Vape
Lara Strong and Scott Silagy. (Photo: Jeremy Daniel)
By Fern Siegel (Posted Nov. 11, 2025)
The Rydell High of the 1950s showcased in Grease has been updated. It’s now the class of 2026 — vaping replaces cigarettes, and the muscle car has been traded for a Prius. Students long to be TikTok influencers and sexual fluidity is out and proud.
It’s not Olivia Newton-John and John Travolta’s Grease.
It’s a clever, over-the-top parody that brilliantly sends up the 1978 movie’s sexist tropes, teen angst and its adult cast, while shooting zingers at Scientology, Pulp Fiction and Xanadu. There’s even a brief musical nod to West Side Story. In short, Vape is a sharp, quick-witted comedy that employs Grease’s soundtrack, but with all new lyrics.
In an era desperate for laughs, Vape is 90-minutes of nonstop laughter. And the cast, from a pitch-perfect Lara Strong (Sandy) and Scott Silagy (a scene-stealing Danny), to its first-rate ensemble, Vape is smoking. Slee (a delightfully snarky Rizzo) is now dealing with menopause, not a pregnancy scare — an inside joke, as Stockard Channing was 33 when she played the role.

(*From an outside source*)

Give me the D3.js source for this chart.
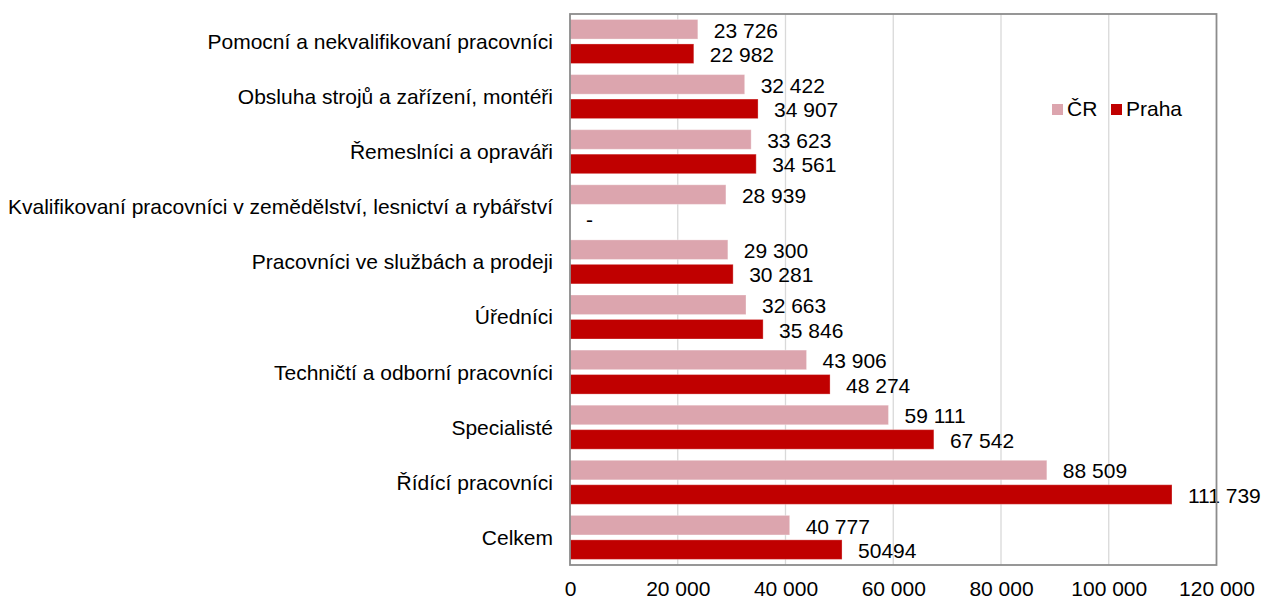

Such laser-focused skewering is courtesy of Catie Hogan and Sketchworks Comedy. Billy Reece and Danny Salles supply additional book and sassy lyrics.
Now off-Broadway at Theater 555, Vape satirizes some of the wackier aspects of the original, such as Sandy’s incessant desire to please Danny. “Hopelessly Gaslighted by You” underscores the boy-girl game play. “I’ve decided that Danny just doesn’t appreciate me for who I am,” Sandy eventually realizes, which gives the revised ending added punch. (Strong is from New Zealand; she nails Sandy’s accent and comic timing.)
“This school is stupid and the guys are gross, but we’ve been here so long, our veins are varicose,” the cast sings in the opening number, “Vape is the Word.”
It’s all so fantastically irreverent. Accompanied by Ashley Marinelli’s super lively choreography, Matthew Solomon’s character-driven costumes and David Goldstein’s economical sets, Vape rocks. Director Jack Potnick delivers a fast-and-furious production that can be summed up in one word: hilarious.